For shareholders, there is some empirical evidence of an impact: but here it is worth noting, despite assumptions otherwise, that years of neoliberalism have left most shares in UK companies not actually owned by anyone in the UK. Official figures show that 54% of UK listed shares are owned overseas; 12% are owned by individuals; and a tiny 3% are held by pension funds. At most, the IFS could have flagged the issue of incidence of corporation tax, and noted the empirical uncertainty about it; instead, the claims they’ve made – that all or most business tax rises are passed on – stretch significantly beyond the point they can reasonably be supported.
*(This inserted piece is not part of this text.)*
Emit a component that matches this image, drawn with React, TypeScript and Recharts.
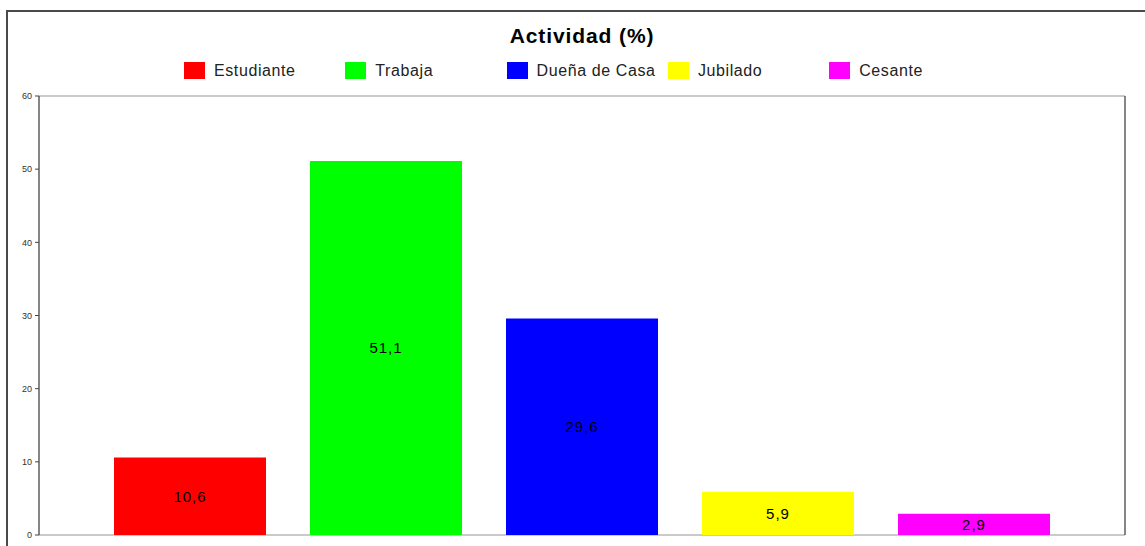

To be clear, the IFS has a well-deserved reputation for its microeconomic research. And party manifestos and the economic statements they make should obviously be subject to rigorous scrutiny. But that would mean using tools appropriate to the task, and avoiding claims that cannot be supported – especially where those claims will be treated as authoritative or “objective”.
The underlying problem, as both Paul Mason and Prof John Weeks have pointed out, is ideology: not in the sense of some evil plot – this isn’t how ideology works – but of a common worldview, shared between the Institute for Fiscal Studies and many of the journalists who report on it. This is the ideology of neoliberalism, and its embedded into the IFS’ approach: fixating on the microeconomics and ignoring the macroeconomics tends to relegate the role of government to an unproductive leech on the economy, at best.
Yet as the work of Marianna Mazzucato and others have shown, government spending itself can have a productive impact on the economy – in research and innovation, most notably. That neoliberal ideology is present in the IFS’ choice of language, too, as John Weeks notes: calling government spending a “giveaway” underlines the belief that what governments is doing is dispensing freebies, rather than actively shaping economic outcomes.
That embodies a particular view of the world. Clearly there are other, different and arguably better ways to think about the economy, but the IFS is still treated – even when its director uses clearly partisan language – as beyond reasonable question.
What’s needed to improve the situation, more than anything else, is something that neoliberals should, ironically, welcome: the cold winds of competition in economic analysis, with different institutions supplying different takes on the party manifestos, and multiple experts called to give their views on economic events. Time, perhaps, for a People’s IFS.